The general solution of differential equation

$e^{2y}(\frac{dy}{dx})=3^x$ is

(where C is a constant of integration.)

• A. $x = (\log 3)y^2 + C$
• B. $y = x^2\log 3 + C$
• C. $y = x\log 3 + C$

Answer 1

There is likely an error in the question or options. Assuming the intended ODE was $\frac{dy}{dx} = \ln 3$, the solution is $y = x \ln 3 + C$.

Answer 2

The given differential equation is $e^{2y}(\frac{dy}{dx})=3^x$. This is a first-order separable differential equation. We can separate the variables $y$ and $x$ as follows: $e^{2y} dy = 3^x dx$

Now, integrate both sides of the equation: $\int e^{2y} dy = \int 3^x dx$

For the left side, let $u = 2y$, so $du = 2 dy$, which means $dy = \frac{1}{2} du$. $\int e^{2y} dy = \int e^u \frac{1}{2} du = \frac{1}{2} \int e^u du = \frac{1}{2} e^u + C_1 = \frac{1}{2} e^{2y} + C_1$.

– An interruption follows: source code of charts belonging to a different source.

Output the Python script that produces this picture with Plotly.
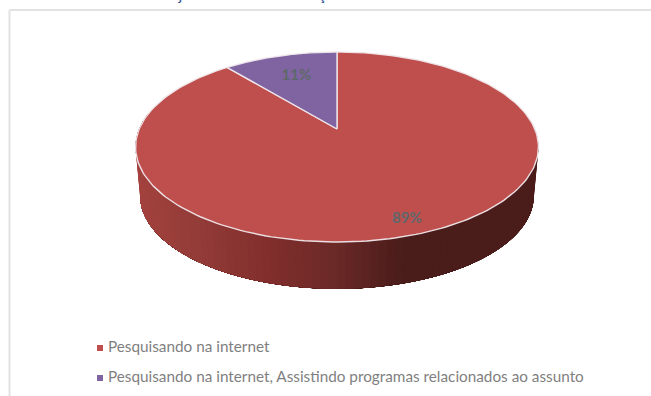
import numpy as np
import plotly.graph_objects as go

categories = ["Pesquisando na internet",
              "Pesquisando na internet, Assistindo programas relacionados ao assunto"]
values = [89, 11]
colors = ["#BE4F4C", "#8064A2"]
title_text = "Objetivos de conceituação na busca de conteúdos"

W, H = 651, 396
CX, AY = 337.0, 129.0
K, A, B = 0.1895, 197.8, 91.6
ECY, S, BCY = 147.0, 0.977, 196.0


def project(theta, r=1.0):
    """theta: degrees clockwise from the top of the disc."""
    t = np.radians(theta)
    X, Y = r * np.sin(t), r * np.cos(t)
    d = 1 + K * Y
    return CX + A * X / d, AY - B * Y / d


def hex2rgb(h):
    return [int(h[i:i + 2], 16) for i in (1, 3, 5)]


stops_x = [140, 200, 270, 337, 405, 535]
stops_c = [hex2rgb(c) for c in ["#A3423E", "#933C38", "#822F2D", "#6C2A28", "#4B1D1B", "#4A1C1A"]]


def side_color(x):
    return "rgb(%d,%d,%d)" % tuple(np.interp(x, stops_x, [c[i] for c in stops_c]) for i in range(3))


fig = go.Figure()

total = sum(values)
sweep = [v / total * 360 for v in values]
start_red = 0.0
end_red = sweep[0]
start_purple = end_red
end_purple = 360.0

# Body of the pie: painted right to left, each piece running to the far left end,
# so that neighbouring colours leave no seams
END = 280.0
for a0 in np.linspace(80, 276, 99):
    ang = np.linspace(a0, END, 60)
    x, y = project(ang)
    bx, by = CX + S * (x - CX), BCY + S * (y - ECY)
    c = side_color(project(a0)[0])
    fig.add_trace(go.Scatter(x=np.r_[x, bx[::-1], x[0]], y=np.r_[y, by[::-1], y[0]],
                             mode="lines", fill="toself", fillcolor=c,
                             line=dict(width=0), hoverinfo="skip", showlegend=False))

# Top faces
rim = "rgba(240,232,236,0.95)"
for start, end, col in [(start_red, end_red, colors[0]), (start_purple, end_purple, colors[1])]:
    ang = np.linspace(start, end, 240)
    ex, ey = project(ang)
    fig.add_trace(go.Scatter(x=np.r_[CX, ex, CX], y=np.r_[AY, ey, AY], mode="lines", fill="toself",
                             fillcolor=col, line=dict(color=rim, width=1.4),
                             hoverinfo="skip", showlegend=False))

# Data labels
label_r = [0.88, 0.68]
mids = [(start_red + end_red) / 2, (start_purple + end_purple) / 2]
lx, ly = zip(*[project(m, r) for m, r in zip(mids, label_r)])
fig.add_trace(go.Scatter(x=list(lx), y=list(ly), mode="text",
                         text=[f"{v}%" for v in values],
                         textfont=dict(family="Lato", size=15, color="#5E686C", weight=700),
                         hoverinfo="skip", showlegend=False))

# Legend
fig.add_trace(go.Scatter(x=[100, 100], y=[348, 378], mode="markers",
                         marker=dict(symbol="square", size=6, color=colors),
                         hoverinfo="skip", showlegend=False))
fig.add_trace(go.Scatter(x=[108, 108], y=[348, 378], mode="text",
                         text=categories, textposition="middle right",
                         textfont=dict(family="Lato", size=15.3, color="#7F7F7F"),
                         hoverinfo="skip", showlegend=False))

# Title, cut by the top edge of the picture as in the reference
fig.add_annotation(x=332, y=5, xref="x", yref="y", text=title_text, showarrow=False,
                   yanchor="bottom", xanchor="center",
                   font=dict(family="Lato", size=16, color="#2F5597"))

# Chart frame
fig.add_shape(type="line", x0=9.5, x1=W, y0=10, y1=10, line=dict(color="#E2E2E2", width=2))
fig.add_shape(type="line", x0=9.5, x1=9.5, y0=10, y1=H, line=dict(color="#E2E2E2", width=2))

fig.update_layout(width=W, height=H, margin=dict(l=0, r=0, t=0, b=0),
                  paper_bgcolor="white", plot_bgcolor="white", showlegend=False,
                  xaxis=dict(range=[0, W], visible=False, fixedrange=True),
                  yaxis=dict(range=[H, 0], visible=False, fixedrange=True))
fig.write_html("out.html", config=dict(displayModeBar=False),
               post_script="document.body.style.margin='0';document.body.style.overflow='hidden';")
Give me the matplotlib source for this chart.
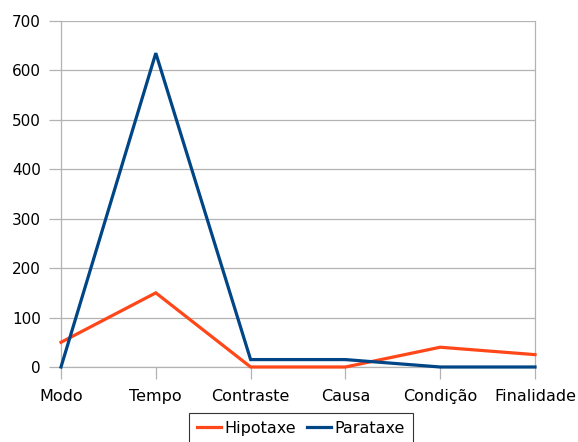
import numpy as np
import matplotlib
matplotlib.use("Agg")
import matplotlib.pyplot as plt

# Data
categories = ["Modo", "Tempo", "Contraste", "Causa", "Condição", "Finalidade"]
hipotaxe = [50, 150, 0, 0, 40, 25]
parataxe = [0, 635, 15, 15, 0, 0]

fig = plt.figure(figsize=(5.78, 4.42), dpi=100)
ax = fig.add_axes([61/578, 1-367/442, (535-61)/578, (367-21)/442])

x = np.arange(len(categories))
ax.plot(x, hipotaxe, color="#ff4719", lw=2.3, label="Hipotaxe", solid_joinstyle="miter",
        zorder=3, clip_on=False)
ax.plot(x, parataxe, color="#004586", lw=2.3, label="Parataxe", solid_joinstyle="miter",
        zorder=3, clip_on=False)

ax.set_xlim(0, len(categories) - 1)
ax.set_ylim(0, 700)
ax.set_yticks(range(0, 701, 100))
ax.set_xticks(x)
ax.set_xticklabels(categories)
ax.yaxis.grid(True, color="#b3b3b3", lw=0.9)
ax.set_axisbelow(True)

ax.spines["top"].set_visible(False)
for s in ["left", "right", "bottom"]:
    ax.spines[s].set_color("#b3b3b3")
    ax.spines[s].set_linewidth(0.9)

ax.tick_params(axis="both", colors="#b3b3b3", length=8.5, width=0.9, labelcolor="black")
ax.tick_params(axis="y", labelsize=11, pad=6)
ax.tick_params(axis="x", labelsize=11.5, pad=7)

leg = ax.legend(loc="upper center", ncol=2, fontsize=11.5, frameon=True, fancybox=False,
                edgecolor="black", handlelength=1.5, handletextpad=0.2, columnspacing=0.7,
                borderpad=0.5, borderaxespad=0)
leg.set_bbox_to_anchor((301 / 578, 1 - 413 / 442), transform=fig.transFigure)
leg.get_frame().set_linewidth(0.8)

fig.savefig("out.png", dpi=100)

For the right side, the integral of $a^x$ is $\frac{a^x}{\ln a} + C$. $\int 3^x dx = \frac{3^x}{\ln 3} + C_2$.

Equating the results of the integration: $\frac{1}{2} e^{2y} + C_1 = \frac{3^x}{\ln 3} + C_2$ $\frac{1}{2} e^{2y} = \frac{3^x}{\ln 3} + (C_2 - C_1)$ Let $C = C_2 - C_1$ be the constant of integration. The general solution is $\frac{1}{2} e^{2y} = \frac{3^x}{\ln 3} + C$.

However, this solution doesn't match any of the provided options. It is highly likely that there's an error in the original question or the provided options.

If we assume the intended differential equation was $\frac{dy}{dx} = \ln 3$, then: $\int dy = \int \ln 3 dx$ $y = x \ln 3 + C$

This matches option (C), assuming $\log 3 = \ln 3$.